Karnataka Tulu Sahitya Academy
- Abbreviation: KTSA
- Formation: 1994; 32 years ago
- Headquarters: Tulu Bhawana, Mangalore
- Location: Mangalore, India;
- Region served: India
- President: Taranath Gatty Kapikad
- Publication: Madipu
- Parent organisation: Kannada and culture department, Government of Karnataka
- Website: tuluacademy.karnataka.gov.in

= Karnataka Tulu Sahitya Academy =

Organization for promoting literature in Tulu Language

Karnataka Tulu Sahitya Academy is an organisation under Government of Karnataka for promotion of literature in Tulu language. Established in 1994 by Government of Karnataka, it is an autonomous organisation functioning from its own building - Tulu Bhawana in Mangalore, Karnataka.

The Karnataka Tulu Sahitya Academy organises workshops, seminars, cultural events and gatherings for Tulu public. It also provides research grants for research in Tulu language and culture; publishes books; and presents the annual awards in the fields of Tulu literature, Tulu folk arts, yakshagana, research and novel writing.

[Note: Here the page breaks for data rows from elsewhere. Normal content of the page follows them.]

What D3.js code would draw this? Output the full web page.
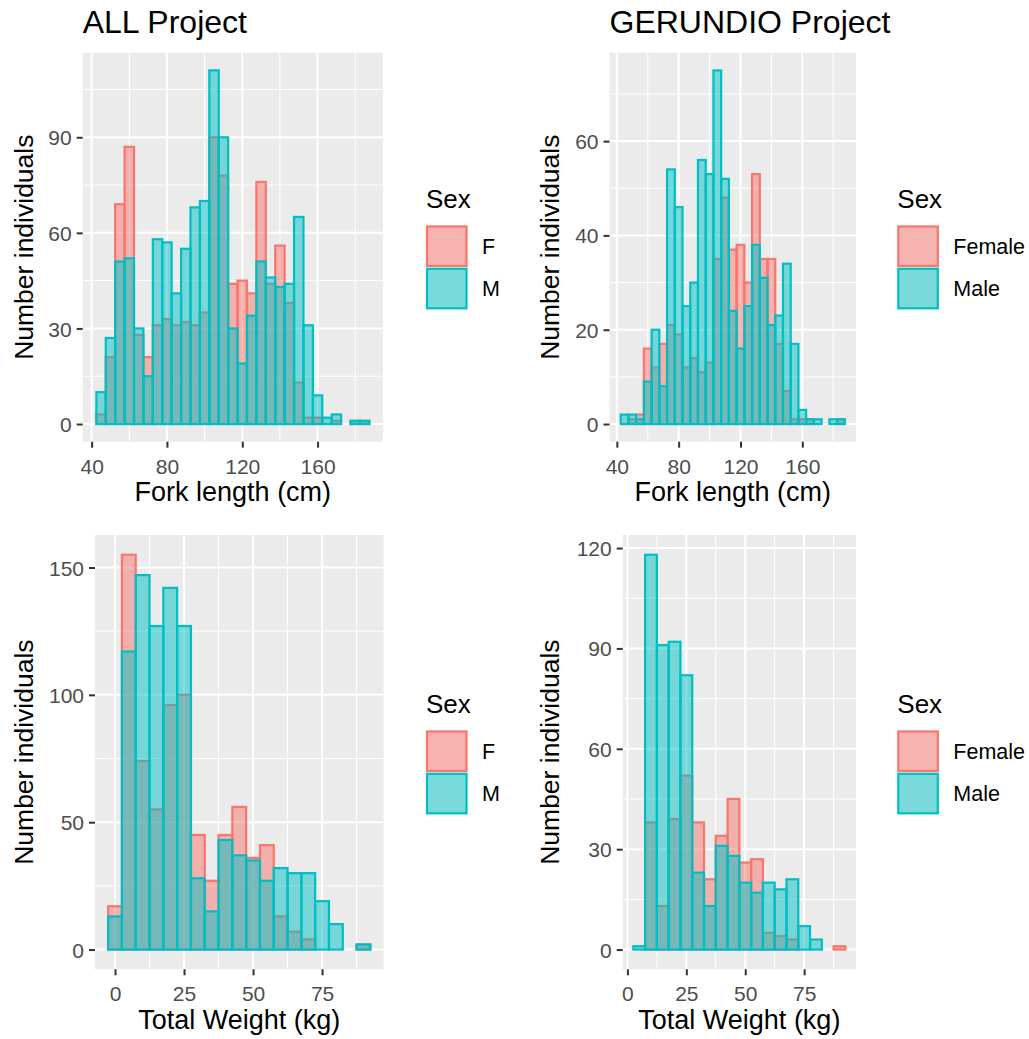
<!DOCTYPE html>
<html><head><meta charset="utf-8">
<script src="https://cdn.jsdelivr.net/npm/d3@7"></script>
<style>body{margin:0;background:#fff}svg{display:block}</style>
</head><body>
<script>
// ---------- DATA ----------
const lengthBins = [45,50,55,60,65,70,75,80,85,90,95,100,105,110,115,120,125,130,135,140,145,150,155,160,165,170,175,180,185];
const allLenF = [3,21,69,87,28,21,31,33,31,32,31,35,90,78,44,45,41,76,44,56,38,13,2,2,0,1,0,1,1];
const allLenM = [10,27,51,52,30,15,58,57,41,55,68,70,111,90,30,19,34,51,46,43,44,65,31,9,2,3,0,1,1];
const gerLenF = [0,1,2,16,12,17,21,19,12,14,11,13,35,48,37,38,30,53,35,35,17,7,1,1,1,0,0,0,1];
const gerLenM = [2,2,1,9,20,8,54,46,25,30,56,53,75,52,24,16,25,38,31,21,23,34,17,3,1,1,0,1,1];

const allWeightBins = [0,5,10,15,20,25,30,35,40,45,50,55,60,65,70,75,80,85,90];
const allWtF = [17,155,74,55,96,100,45,27,45,56,36,41,13,7,4,0,0,0,2];
const allWtM = [13,117,147,127,142,127,28,15,43,37,35,27,32,30,30,19,10,0,2];

const gerWeightBins = [5,10,15,20,25,30,35,40,45,50,55,60,65,70,75,80,85,90];
const gerWtF = [0,38,13,39,52,38,21,34,45,26,27,5,4,3,0,0,0,1];
const gerWtM = [1,118,91,92,82,23,13,31,28,20,17,20,18,21,7,3,0,0];

const binWidth = 5;
const lenTicksX = [40,80,120,160];
const wtTicksX = [0,25,50,75];
const allLenTicksY = [0,30,60,90];
const gerLenTicksY = [0,20,40,60];
const allWtTicksY = [0,50,100,150];
const gerWtTicksY = [0,30,60,90,120];

const sexLabelsAll = ["F","M"];
const sexLabelsGer = ["Female","Male"];
const titles = ["ALL Project","GERUNDIO Project"];

// ---------- STYLE ----------
const COLF = "#F8766D", COLM = "#00BFC4";
const FONT = "'Liberation Sans', Arial, sans-serif";

const W = 1029, H = 1039;
const svg = d3.select("body").append("svg").attr("width", W).attr("height", H);

const panels = [
  {bins: lengthBins, F: allLenF, M: allLenM, tx: lenTicksX, ty: allLenTicksY, labels: sexLabelsAll,
   box: {l: 82.7, r: 383, t: 52.7, b: 441.7}, xTitle: "Fork length (cm)", title: titles[0], yTitleX: 33, legX: 426},
  {bins: lengthBins, F: gerLenF, M: gerLenM, tx: lenTicksX, ty: gerLenTicksY, labels: sexLabelsGer,
   box: {l: 609.5, r: 856, t: 52.7, b: 441.7}, xTitle: "Fork length (cm)", title: titles[1], yTitleX: 559, legX: 897.3},
  {bins: allWeightBins, F: allWtF, M: allWtM, tx: wtTicksX, ty: allWtTicksY, labels: sexLabelsAll,
   box: {l: 95, r: 383.5, t: 535, b: 969.3}, xTitle: "Total Weight (kg)", title: null, yTitleX: 33, legX: 426},
  {bins: gerWeightBins, F: gerWtF, M: gerWtM, tx: wtTicksX, ty: gerWtTicksY, labels: sexLabelsGer,
   box: {l: 622.7, r: 856, t: 535, b: 969.3}, xTitle: "Total Weight (kg)", title: null, yTitleX: 559, legX: 897.3}
];

function minorTicks(ticks, dom) {
  const s = ticks[1] - ticks[0];
  const out = [];
  for (let v = ticks[0] - s / 2; v <= dom[1]; v += s) if (v >= dom[0]) out.push(v);
  return out;
}

panels.forEach((p, i) => {
  const {l, r, t, b} = p.box;
  const xmin = d3.min(p.bins) - binWidth / 2, xmax = d3.max(p.bins) + binWidth / 2;
  const xe = (xmax - xmin) * 0.05;
  const ymax = d3.max([...p.F, ...p.M]);
  const ye = ymax * 0.05;
  const x = d3.scaleLinear().domain([xmin - xe, xmax + xe]).range([l, r]);
  const y = d3.scaleLinear().domain([-ye, ymax + ye]).range([b, t]);

  const g = svg.append("g");
  g.append("rect").attr("x", l).attr("y", t).attr("width", r - l).attr("height", b - t).attr("fill", "#EBEBEB");

  const clipId = "clip" + i;
  svg.append("clipPath").attr("id", clipId).append("rect")
    .attr("x", l).attr("y", t).attr("width", r - l).attr("height", b - t);

  const grid = g.append("g").attr("clip-path", `url(#${clipId})`);
  minorTicks(p.tx, x.domain()).forEach(v => grid.append("line").attr("x1", x(v)).attr("x2", x(v)).attr("y1", t).attr("y2", b).attr("stroke", "#fff").attr("stroke-width", 1));
  minorTicks(p.ty, y.domain()).forEach(v => grid.append("line").attr("y1", y(v)).attr("y2", y(v)).attr("x1", l).attr("x2", r).attr("stroke", "#fff").attr("stroke-width", 1));
  p.tx.forEach(v => grid.append("line").attr("x1", x(v)).attr("x2", x(v)).attr("y1", t).attr("y2", b).attr("stroke", "#fff").attr("stroke-width", 2));
  p.ty.forEach(v => grid.append("line").attr("y1", y(v)).attr("y2", y(v)).attr("x1", l).attr("x2", r).attr("stroke", "#fff").attr("stroke-width", 2));

  const bars = g.append("g").attr("clip-path", `url(#${clipId})`);
  [[p.F, COLF], [p.M, COLM]].forEach(([vals, col]) => {
    bars.selectAll(null).data(p.bins.map((c, k) => ({c, v: vals[k]}))).enter().append("rect")
      .attr("x", d => x(d.c - binWidth / 2))
      .attr("width", d => x(d.c + binWidth / 2) - x(d.c - binWidth / 2))
      .attr("y", d => y(d.v))
      .attr("height", d => y(0) - y(d.v))
      .attr("fill", col).attr("fill-opacity", 0.5)
      .attr("stroke", col).attr("stroke-width", 2.2);
  });

  // axes
  const xAxis = d3.axisBottom(x).tickValues(p.tx).tickSize(6).tickPadding(6);
  const ax = g.append("g").attr("transform", `translate(0,${b})`).call(xAxis);
  const yAxis = d3.axisLeft(y).tickValues(p.ty).tickSize(6).tickPadding(5);
  const ay = g.append("g").attr("transform", `translate(${l},0)`).call(yAxis);
  [ax, ay].forEach(a => {
    a.select(".domain").remove();
    a.selectAll(".tick line").attr("stroke", "#333333").attr("stroke-width", 2);
    a.selectAll(".tick text").attr("fill", "#4D4D4D").style("font-family", FONT).style("font-size", "21px");
  });
  ax.selectAll(".tick text").attr("dy", "0.95em");
  ay.selectAll(".tick text").attr("dy", "0.36em");

  g.append("text").attr("x", (l + r) / 2).attr("y", b + 59.5).attr("text-anchor", "middle")
    .style("font-family", FONT).style("font-size", "27px").attr("fill", "#000").text(p.xTitle);
  g.append("text").attr("transform", `translate(${p.yTitleX},${(t + b) / 2}) rotate(-90)`).attr("text-anchor", "middle")
    .style("font-family", FONT).style("font-size", "26.5px").attr("fill", "#000").text("Number individuals");
  if (p.title) g.append("text").attr("x", l).attr("y", 32.7)
    .style("font-family", FONT).style("font-size", "32px").attr("fill", "#000").text(p.title);

  // legend
  const legY = i < 2 ? 208 : 713;
  const lg = g.append("g");
  lg.append("text").attr("x", p.legX).attr("y", legY).style("font-family", FONT).style("font-size", "26px").attr("fill", "#000").text("Sex");
  [COLF, COLM].forEach((col, k) => {
    const ky = legY + 17.5 + k * 42.3;
    lg.append("rect").attr("x", p.legX).attr("y", ky).attr("width", 41.5).attr("height", 41.5).attr("fill", "#F2F2F2");
    lg.append("rect").attr("x", p.legX + 1).attr("y", ky + 1).attr("width", 39.5).attr("height", 39.5)
      .attr("fill", col).attr("fill-opacity", 0.5).attr("stroke", col).attr("stroke-width", 2.2);
    lg.append("text").attr("x", p.legX + 56).attr("y", ky + 20.75).attr("dy", "0.36em")
      .style("font-family", FONT).style("font-size", "21.5px").attr("fill", "#000").text(p.labels[k]);
  });
});
</script>
</body></html>
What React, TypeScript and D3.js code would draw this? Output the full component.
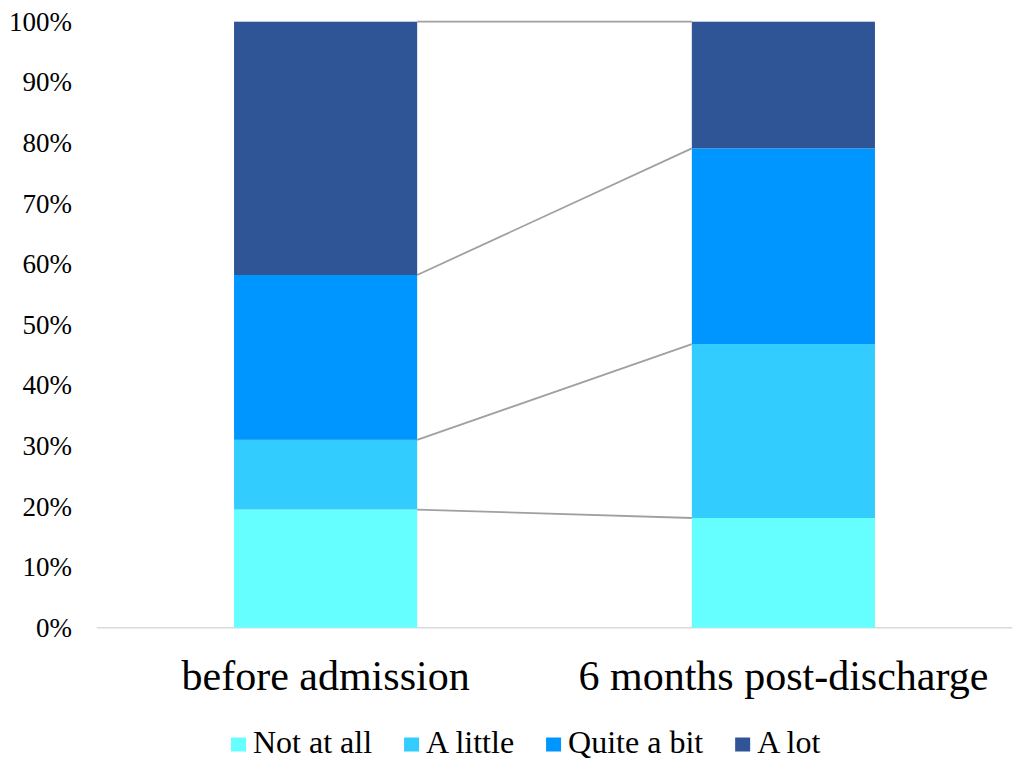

The Academy has a library which houses a good collection of books and magazines in Tulu and Kannada. It also publishes a monthly magazine by name Madipu.

Tulu speakers are spread across coastal Karnataka districts, especially towards the south, and the northernmost district of Kerala. The corresponding Tulu promotion organization in Kerala is Kerala Tulu Academy.